The TruAudio CSUB-12 has a lot to offer. The diminutive size belies its capabilities; based upon appearance alone you wouldn't think it has much to give, but you'd be mistaken. It can't really plumb the very depths, because it's just too small for that, but it certainly didn't embarrass itself either. With good overall dynamics and solid articulation the CSUB-12 proved unobtrusive, yet still quite capable. The price strikes me as rather high, and its only available from an authorized dealer, so there are some drawbacks, but for those who desire a small subwoofer that doesn't necessarily sound or act like one the CSUB-12 is definitely worth considering.

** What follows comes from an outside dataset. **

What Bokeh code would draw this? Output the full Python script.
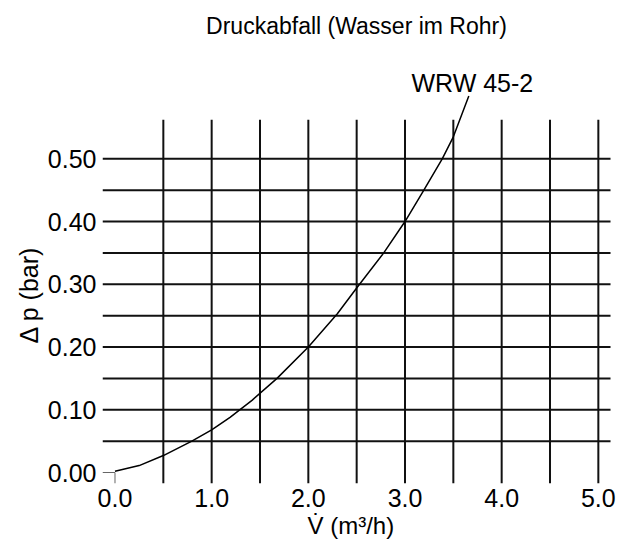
from bokeh.plotting import figure
from bokeh.models import Range1d, FixedTicker, Label, Title
from bokeh.embed import file_html
from bokeh.resources import INLINE

# ---- data ----
flow = [0.0, 0.25, 0.5, 0.795, 1.0, 1.19, 1.417, 1.676, 2.0, 2.3, 2.5, 2.78, 3.0, 3.195, 3.385, 3.5, 3.66]
dp = [0.002, 0.011, 0.027, 0.05, 0.068, 0.088, 0.115, 0.15, 0.20, 0.253, 0.294, 0.35, 0.40, 0.45, 0.50, 0.535, 0.60]

x_ticks = [0.0, 1.0, 2.0, 3.0, 4.0, 5.0]
x_tick_labels = ["0.0", "1.0", "2.0", "3.0", "4.0", "5.0"]
y_ticks = [0.0, 0.1, 0.2, 0.3, 0.4, 0.5]
y_tick_labels = ["0.00", "0.10", "0.20", "0.30", "0.40", "0.50"]
x_grid = [0.5, 1.0, 1.5, 2.0, 2.5, 3.0, 3.5, 4.0, 4.5, 5.0]
y_grid = [0.05, 0.10, 0.15, 0.20, 0.25, 0.30, 0.35, 0.40, 0.45, 0.50]

title_text = "Druckabfall (Wasser im Rohr)"
series_name = "WRW 45-2"
x_label = "V\u0307 (m\u00b3/h)"
y_label = "\u0394 p (bar)"

FONT = "Liberation Sans"

# ---- extents ----
X_LO, X_HI = -0.1293, 5.312
Y_LO, Y_HI = -0.01753, 0.7523
GRID_X_HI, GRID_Y_HI = 5.126, 0.5622

p = figure(width=628, height=545, output_backend="svg", toolbar_location=None,
           x_range=Range1d(X_LO, X_HI), y_range=Range1d(Y_LO, Y_HI),
           min_border_left=102, min_border_right=0, min_border_top=0, min_border_bottom=62)
p.outline_line_color = None
p.xgrid.visible = False
p.ygrid.visible = False
p.background_fill_color = "white"
p.border_fill_color = "white"

# grid lines
p.segment(x0=x_grid, x1=x_grid, y0=[Y_LO] * len(x_grid), y1=[GRID_Y_HI] * len(x_grid),
          line_color="#111111", line_width=2)
p.segment(x0=[X_LO] * len(y_grid), x1=[GRID_X_HI] * len(y_grid), y0=y_grid, y1=y_grid,
          line_color="#111111", line_width=2)
# zero stubs
p.segment(x0=[X_LO, x_ticks[0]], x1=[x_ticks[0], x_ticks[0]], y0=[y_ticks[0], Y_LO],
          y1=[y_ticks[0], y_ticks[0]], line_color="#666666", line_width=1)

# curve
p.line(flow, dp, line_color="black", line_width=1.5)

# axes (tick labels only)
for ax in (p.xaxis[0], p.yaxis[0]):
    ax.axis_line_color = None
    ax.major_tick_line_color = None
    ax.minor_tick_line_color = None
    ax.major_tick_out = 0
    ax.major_tick_in = 0
    ax.major_label_text_font = FONT
    ax.major_label_text_font_size = "25px"
    ax.major_label_text_color = "black"
p.xaxis[0].ticker = FixedTicker(ticks=x_ticks)
p.xaxis[0].major_label_overrides = {t: l for t, l in zip(x_ticks, x_tick_labels)}
p.xaxis[0].major_label_standoff = 5
p.yaxis[0].ticker = FixedTicker(ticks=y_ticks)
p.yaxis[0].major_label_overrides = {t: l for t, l in zip(y_ticks, y_tick_labels)}
p.yaxis[0].major_label_standoff = 6

# axis titles
p.add_layout(Title(text=x_label, align="left", offset=205, standoff=0,
                   text_font=FONT, text_font_size="24px", text_font_style="normal",
                   text_color="black"), "below")
p.add_layout(Title(text=y_label, align="left", offset=140, standoff=4,
                   text_font=FONT, text_font_size="25px", text_font_style="normal",
                   text_color="black"), "left")

# texts inside the frame
p.add_layout(Label(x=2.498, y=0.7114, text=title_text, text_font=FONT, text_font_size="23px",
                   text_align="center", text_baseline="alphabetic", text_color="black"))
p.add_layout(Label(x=3.067, y=0.6212, text=series_name, text_font=FONT, text_font_size="25px",
                   text_align="left", text_baseline="alphabetic", text_color="black"))

open("out.html", "w").write(file_html(p, INLINE))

*For the full review Click Here​*​


----------



## AudiocRaver (Jun 6, 2012)

Jim, thanks for the terrific review of the CSUB-12:TT.


----------



## ALMFamily (Oct 19, 2011)

Another fine review Jim! :T

I must admit, for me personally, it would be hard to purchase this sub. Based on the review, it seems its most redeeming feature is to perform well for such a small cabinet. I have the space for larger, so I would most likely go that route and reap the benefits of the bigger cabinet.


----------



## Dale Rasco (Apr 11, 2009)

Great review Jim! It sounds like this may not be the best overall value for a sub out there. Granted it has a small footprint, but how would it compare to something like the SVS SB1000? My guess is that it wouldn't be worth the extra money.


----------



## theJman (Mar 3, 2012)

Thanks guys!

Were money no object I might take the TruAudio for day-to-day usage, because it seems to have a touch more presence. But factor in price as a consideration and I'd opt for the SB1000; it measures billiard-table flat and costs very little, which is a compelling combination. Wait until you try the SB1000 Dale. You're probably going to look at it and say "is this really a subwoofer?", which is what I did, but it may surprise you.


----------